Summary judgment in favor of defendant Kirschenbaum Bros., Inc. was properly granted. Plaintiff failed to raise any issue with respect to Kirschenbaum’s proof that it did not provide graveside burial services for either of plaintiffs grandparents or that it has no ownership interest in the defendant cemetery (see, Zuckerman v City of New York, 49 NY2d 557, 562). Plaintiffs speculation that Kirschenbaum must have been in collusion with defendant Mount Judah is insufficient to defeat a motion for summary judgment (supra).

The court’s denial of plaintiffs motion to compel discovery was an appropriate exercise of discretion inasmuch as plaintiffs requests, seeking hundreds of original cemetery documents, including those relating to burials dating back to the turn of the 20th century, were overly broad, unduly burdensome and improper (see, Hualde v Otis El. Co., 235 AD2d 269). The court properly ruled that plaintiff is only entitled to documents relating to his grandparents.

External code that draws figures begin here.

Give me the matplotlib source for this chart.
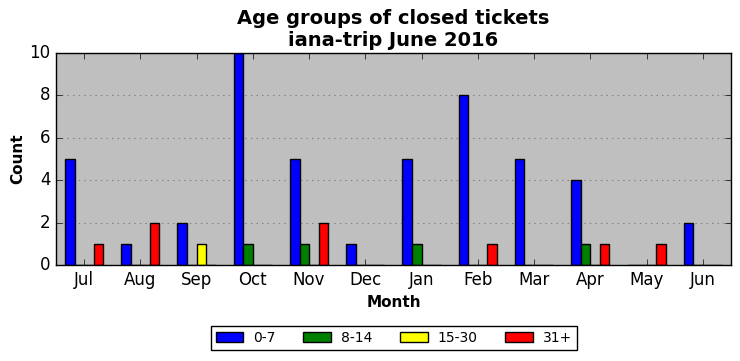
import numpy as np
import matplotlib
matplotlib.use("Agg")
import matplotlib.pyplot as plt

plt.style.use("classic")

months = ["Jul", "Aug", "Sep", "Oct", "Nov", "Dec",
          "Jan", "Feb", "Mar", "Apr", "May", "Jun"]
age_0_7 = [5, 1, 2, 10, 5, 1, 5, 8, 5, 4, 0, 2]
age_8_14 = [0, 0, 0, 1, 1, 0, 1, 0, 0, 1, 0, 0]
age_15_30 = [0, 0, 1, 0, 0, 0, 0, 0, 0, 0, 0, 0]
age_31_plus = [1, 2, 0, 0, 2, 0, 0, 1, 0, 1, 1, 0]

series = [("0-7", age_0_7, "blue"),
          ("8-14", age_8_14, "green"),
          ("15-30", age_15_30, "yellow"),
          ("31+", age_31_plus, "red")]

fig = plt.figure(figsize=(7.4, 3.61), dpi=100, facecolor="white")
ax = fig.add_axes([0.0757, 0.266, 0.912, 0.587])
ax.set_facecolor("#bfbfbf")

x = np.arange(len(months))
w = 0.17
for i, (label, vals, color) in enumerate(series):
    ax.bar(x + (i - 2) * w, vals, w, color=color, edgecolor="black",
           linewidth=1.0, label=label, align="edge")

ax.set_xlim(-0.5, len(months) - 0.5)
ax.set_ylim(0, 10)
ax.set_xticks(x)
ax.set_xticklabels(months)
ax.set_yticks(range(0, 11, 2))
ax.yaxis.grid(True, linestyle=":", color="#808080", linewidth=0.8)
ax.set_axisbelow(True)
ax.tick_params(labelsize=12)

ax.set_xlabel("Month", fontsize=11, fontweight="bold")
ax.set_ylabel("Count", fontsize=11, fontweight="bold", labelpad=3)
ax.set_title("Age groups of closed tickets\niana-trip June 2016",
             fontsize=14, fontweight="bold")

fig.legend(loc="center", bbox_to_anchor=(0.532, 0.064), ncol=4,
           fontsize=10, handlelength=2.0, handletextpad=0.7,
           columnspacing=2.0, borderpad=0.35, frameon=True, fancybox=False)

fig.savefig("out.png", dpi=100, facecolor="white")
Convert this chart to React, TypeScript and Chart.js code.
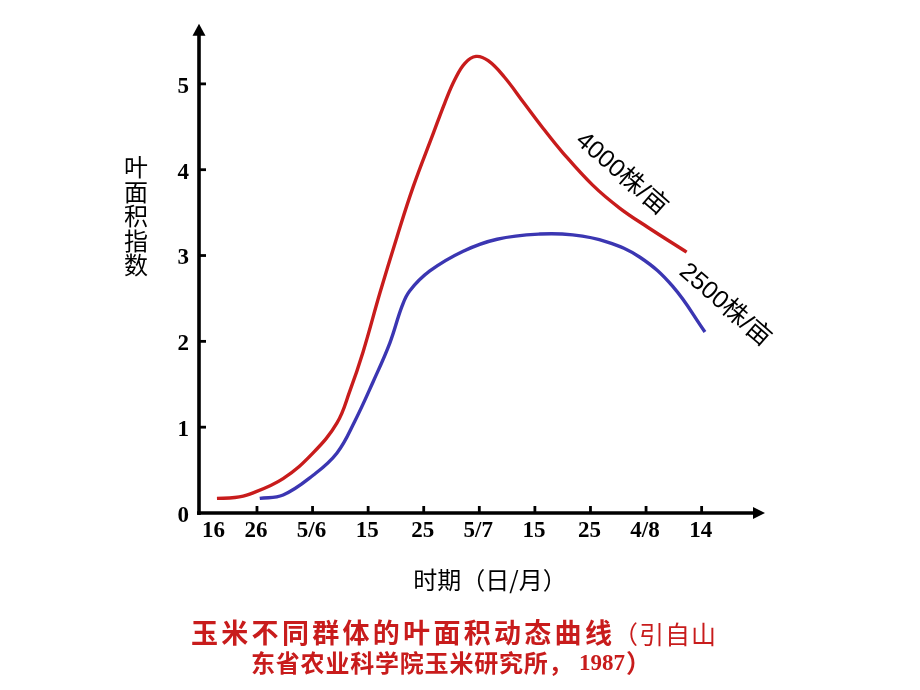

The order denying plaintiffs ex parte application to extend his time for filing his note of issue is unappealable (CPLR 5701 [a] [2]; Nedell v Sprigman, supra). In any event, the court’s denial of plaintiffs application — his second — was not an improvident exercise of discretion, particularly in view of the questionable merit of plaintiffs claims (see, Brucculeri v Metro-North Commuter R. R. Co., 216 AD2d 66). Concur — Rosenberger, J. P., Williams, Lerner, Andrias and Friedman, JJ.